Arthritis refers to an inflammation of a joint or joints in the body. One of the most common types of arthritis is osteoarthritis or “degenerative arthritis.” Often described as “wear and tear” arthritis, it affects more than 15 million Americans.
Osteoarthritis follows the breakdown of cartilage in a joint, eventually leading to abnormal bone changes. The role of joints is to provide flexibility, stability, support and protection to the skeleton, allowing movement of limbs and the entire body. Cartilage assists in these functions by coating the ends of the bones. In the early stages of osteoarthritis, the surface of the cartilage becomes swollen, forming tiny crevasses which hinder normal joint functioning. Inflammation may also occur in the synovium, a fluid-filled sac that surrounds the joint and provides nutrients and oxygen to the joint components. As the cartilage loses elasticity, it becomes vulnerable to further damage from repetitive use, which can cause a great deal of pain and swelling. In advanced cases, there is a complete loss of cartilage cushion between the joint and bone, which ultimately limits joint mobility.
Osteoarthritis is not a systemic condition – it does not spread throughout the body, but instead affects only the joint or joints where the deterioration has occurred. The joints most commonly affected are the knees, hips, spine, hands and toes.
Causes & Symptoms
Osteoarthritis can result from trauma or from repetitive use, although there is often no single identified cause. It is typically divided into two broad categories:
- Primary osteoarthritis commonly occurs with aging, as the water content in the cartilage increases and the protein portion degenerates.
- Secondary osteoarthritis is usually due to another disease or condition, such as repeated trauma, infectious disease, gout or surgery on a joint. Obesity is a frequent contributor, as excess weight puts additional stress on the cartilage, particularly on the joints in the knees and hips.
Symptoms of osteoarthritis include:
- Pain in the affected joint(s) after repeated use, especially later in the day.
- Swelling, pain and stiffness after long periods of inactivity, such as waking in the morning, that subsides with movement and activity.
- Continuous pain, even at rest, is a symptom of advanced osteoarthritis, when there is total loss of cartilage.
In osteoarthritis of the spine, pain can occur in the neck or lower back.
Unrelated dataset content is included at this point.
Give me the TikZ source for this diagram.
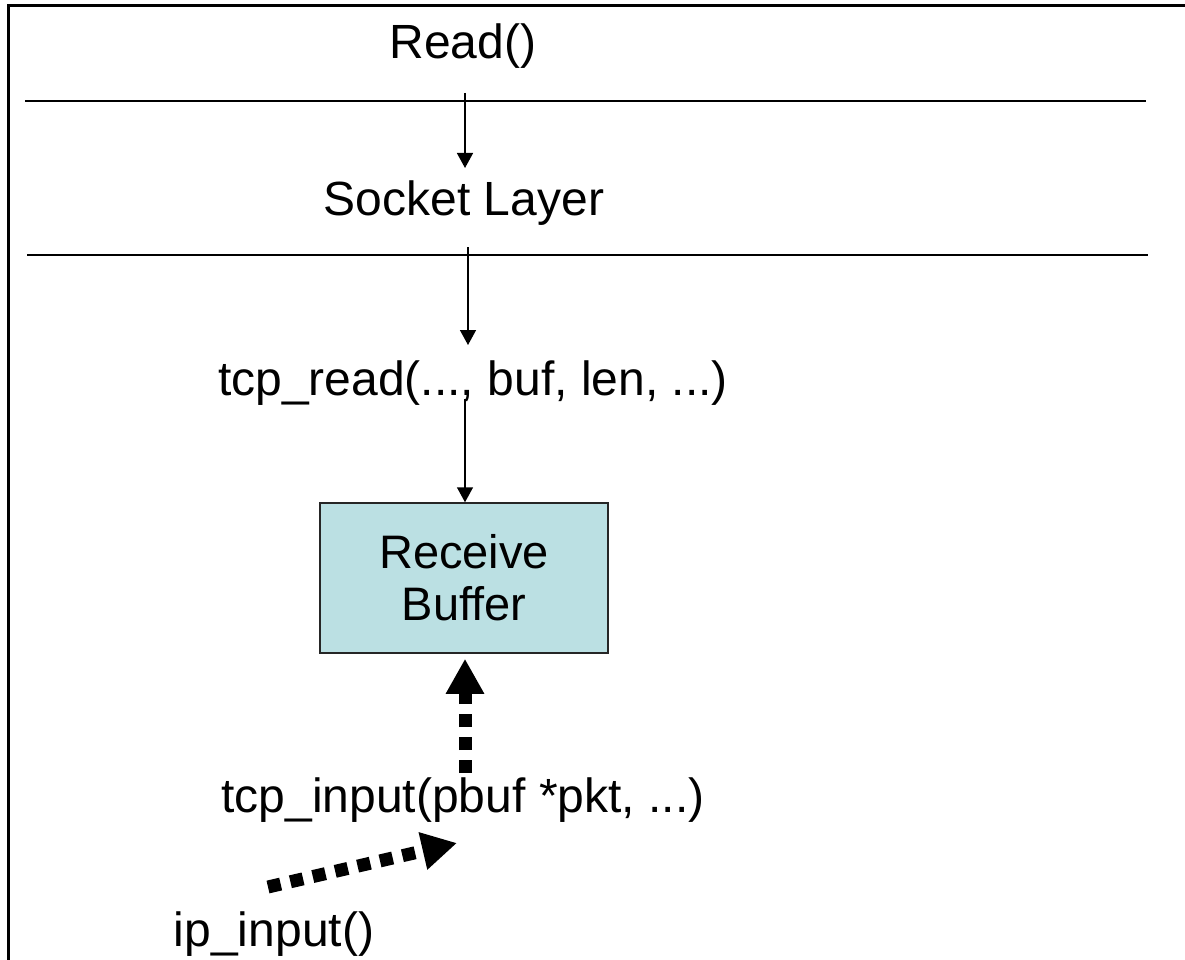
\documentclass[tikz,border=0pt]{standalone}
\usepackage{fontspec}
\setmainfont{Liberation Sans}
\usetikzlibrary{arrows.meta}
\definecolor{boxfill}{HTML}{BBE0E3}
\tikzset{
  lbl/.style={inner sep=0pt, font=\fontsize{48}{56}\selectfont},
  thinarrow/.style={line width=1.5pt, -{Triangle[length=15pt,width=16pt]}},
  dotarrow/.style={line width=13pt, dash pattern=on 13pt off 10pt, -{Triangle[length=35pt,width=36pt]}},
  layerline/.style={line width=2pt},
  bufbox/.style={draw=black!85, line width=1.5pt, fill=boxfill, minimum width=288pt, minimum height=150pt, align=center, inner sep=0pt, font=\fontsize{47}{52}\selectfont}
}
\begin{document}
\begin{tikzpicture}[x=1pt,y=-1pt]
\useasboundingbox (0,0) rectangle (1185,960);
% frame
\draw[line width=3pt] (8,960) -- (8,6) -- (1185,6);
% layer lines
\draw[layerline] (25,101) -- (1146,101);
\draw[layerline] (27,255) -- (1148,255);
% labels
\node[lbl] (read) at (463,46) {Read()};
\node[lbl] (sock) at (464,203) {Socket Layer};
\node[lbl] (tcpr) at (473,383) {tcp\_read(..., buf, len, ...)};
\node[bufbox] (buf) at (464,578) {Receive\\Buffer};
\node[lbl] (tcpi) at (463,800) {tcp\_input(pbuf *pkt, ...)};
\node[lbl] (ip) at (274,934) {ip\_input()};
% connector coordinates
\coordinate (a1s) at (465,93);
\coordinate (a1e) at (465,168);
\coordinate (a2s) at (468,247);
\coordinate (a2e) at (468,345);
\coordinate (a3s) at (465,399);
\coordinate (d1s) at (465,773);
\coordinate (d2s) at (268,887);
\coordinate (d2e) at (457,843);
% connectors
\draw[thinarrow] (a1s) -- (a1e);
\draw[thinarrow] (a2s) -- (a2e);
\draw[thinarrow] (a3s) -- (buf.north -| a3s);
\draw[dotarrow] (d1s) -- ([yshift=-5pt]buf.south -| d1s);
\draw[dotarrow] (d2s) -- (d2e);
\end{tikzpicture}
\end{document}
If bony spurs develop, the nerves exiting from the spine can be irritated, causing numbness, tingling and severe pain in the back or limbs. Osteoarthritis in the fingers can result in hard bony enlargements, and bunions can form at the base of the big toe if the feet are affected.
The degree of symptoms varies among individuals. Some people become completely debilitated, while others may experience few symptoms despite the severity of their condition. Symptoms may also be intermittent, and some individuals go for long periods of time relatively symptom-free.
Suggested Lifestyle Changes
- Lose weight if you are overweight; it can alleviate excess mechanical stress on the affected joint(s).
- Avoid intense activities that injure or strain the joint cartilage.
- Exercise. This can actually be beneficial as long as it is performed at a level that does not stress the affected joint(s). Strengthening surrounding muscles will support and protect the joint, and physical activity helps improve and maintain joint mobility and aids weight-reduction efforts. The safest activities are swimming, stationary cycling and light weight training – which put little stress on the joints.
Nutrition & Supplements
Dietary changes may help alleviate or reduce the pain associated with osteoarthritis. Research has shown that foods rich in omega-3 fatty acids and the spices ginger and turmeric may help reduce inflammation. Foods rich in antioxidants – plentifully found in most vegetables and fruit – may help reduce tissue damage from inflammation.
- Eat oily fish such as salmon, or try another source of omega-3 fatty acids such as walnuts or freshly ground flax seed daily.
- Regularly use ginger and turmeric. Ginger tea is a good example.
- Eat generous amounts of organically grown vegetables and fruit every day.
The following are nutrients, botanicals and other compounds that Dr. Weil often recommends for joint health:
- Glucosamine sulfate. Glucosamine sulfate provides the joints with the building blocks they need to help repair the natural wear on cartilage caused by everyday activities. Specifically, glucosamine sulfate provides the raw material needed by the body to manufacture a mucopolysaccharide (called glycosaminoglycan) found in cartilage. Supplemental sources are derived from shellfish. Taken in supplement form, glucosamine may help improve the maintenance of healthy cartilage with an enhanced deposition of glycosaminoglycan.
- Chondroitin. Chondroitin protects the cartilage and attracts fluids that give the tissue its shock absorbing quality.
- Evening primrose oil. A source of gamma-linolenic acid (GLA) which may help maintain healthy joints by modifying inflammation.
- Herbs and spices. Ginger, holy basil, turmeric, green tea, rosemary, scutlellaria and huzhang all have naturally occurring anti-inflammatory compounds known as COX-2 inhibitors.
- Omega-3 fatty acids. Containing primarily EPA and DHA, which have been shown in studies to help maintain bone health and flexibility.